How digital technologies can transform education in India

eLearning is one of the largest growth areas in the global education market and is estimated to reach $169 billion by 2018, according to research by the Global Industry Analysts. A significant part of this growth is the rise of Massive Open Online Courses (MOOCs), which have expanded opportunities to access high quality education regardless of users’ income or geography.

What are MOOCs?

Whilst traditional online courses charge tuition, carry credit and limit enrollment to ensure interaction with tutors, MOOCs are free and credit-less online educational courses. They may develop into an alternative way of earning academic credits in future, which would challenge conventional education providers’ stronghold over qualifications.

What are the challenges in the Indian education market?

  • There is a need to expand educational provision whilst ensuring it is of a good quality. The Indian government’s Right to Education Act of 2009 aimed to guarantee free and compulsory elementary education. Therefore, MOOCs have huge potential in this context to expand access to education, and boost its quality by enabling access to high quality resources and courses across the world.
  • The emphasis on rote learning in the Indian curriculum is the main cause of poor standards of education, according to a survey of principals conducted in late 2012 by EzVidya, an education service provider. Most of these principals felt that the Indian curriculum does not give enough scope for creative thinking.

Internet and mobile access in India is growing

India is estimated to hit 243 million Internet users in June 2014, at which point it is expected to overtake the US as the second largest Internet base in the world. This is according to the I-Cube 2013 report. Smartphone ownership in the country is also growing at a dramatic rate.  In 2014, this is set to surpass smartphone ownership in the US, with 200 million new Indian smartphone users.

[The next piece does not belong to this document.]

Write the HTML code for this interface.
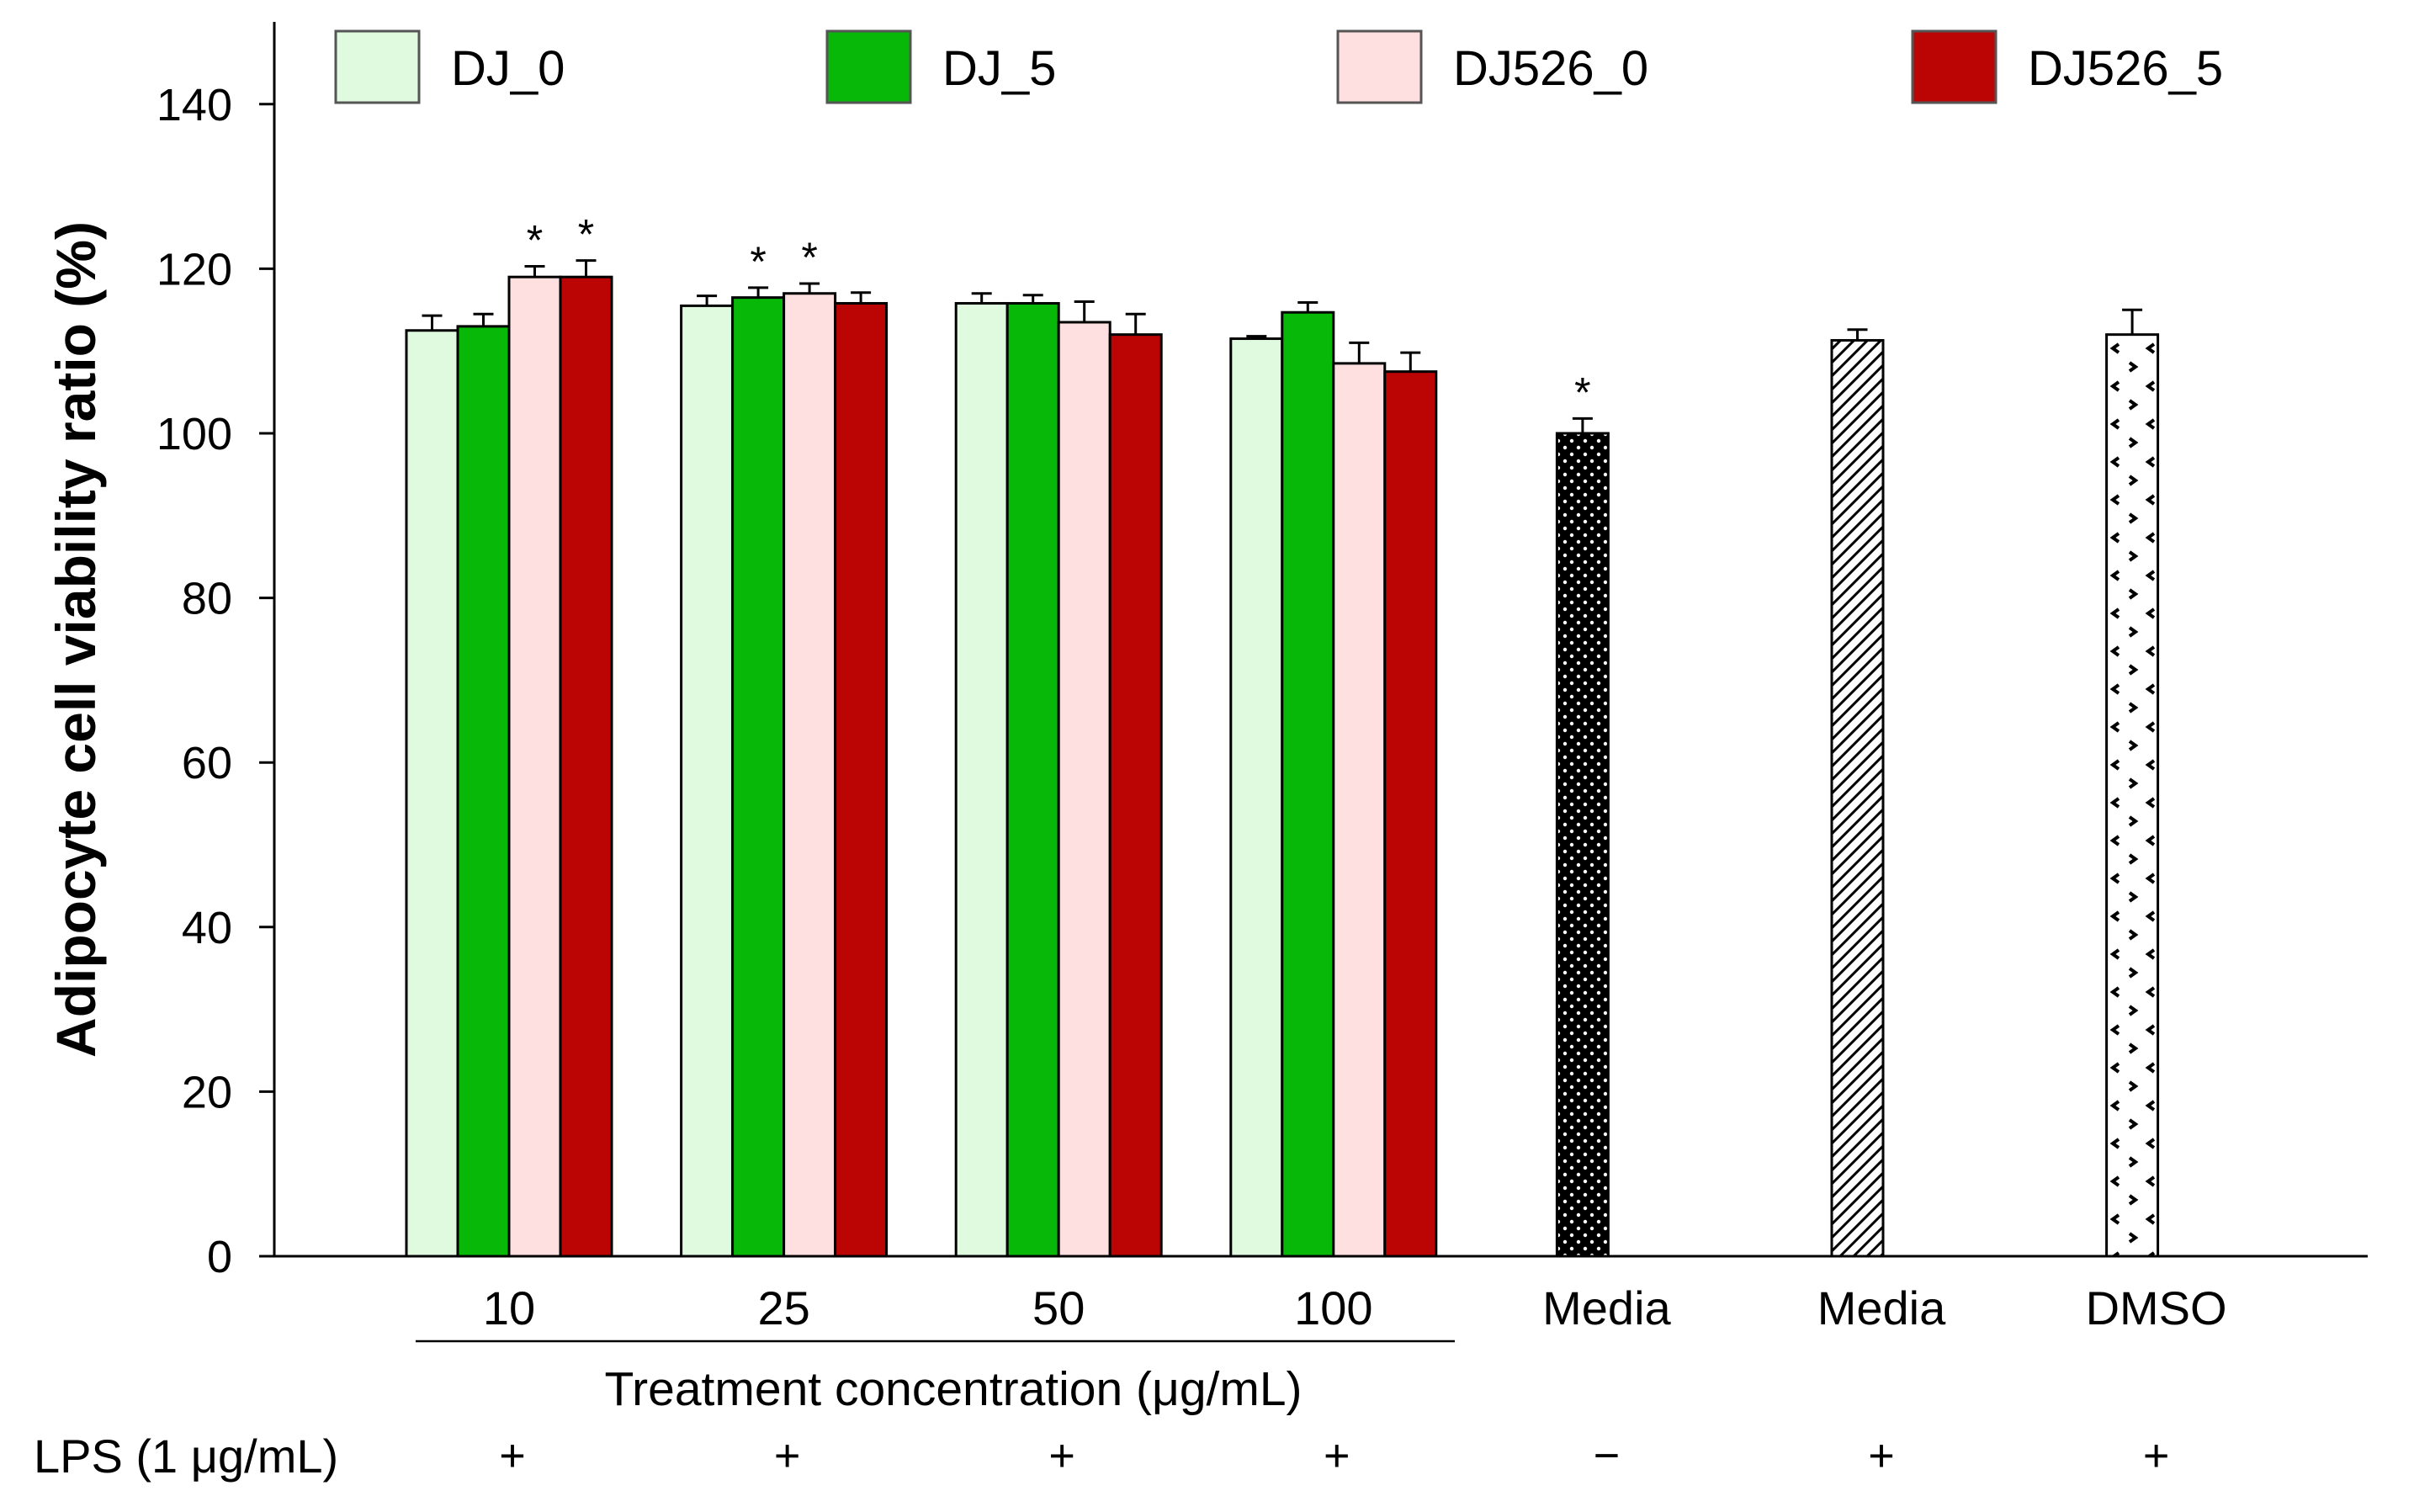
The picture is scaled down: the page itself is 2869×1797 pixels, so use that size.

The potential impact of MOOCs

India presents a promising area of growth for MOOCS, on account of its young aspirational population, its relative scarcity of high quality colleges and growing internet penetration, as the Financial Times recently pointed out. Whilst there is certainly no single answer to the complex demands of India’s education system, MOOCs are well-suited to improving educational opportunities in this market. In addition, relative to other emerging markets India has a large English speaking population, ensuring that current MOOC platforms are accessible there. As mobile technology is a large part of India’s growing internet penetration, MOOCs would need to be suitable for use on a smartphone and, for the Indian market, the content of MOOCs should be focused on developing creative thinking skills, to balance the curriculum’s emphasis on rote learning.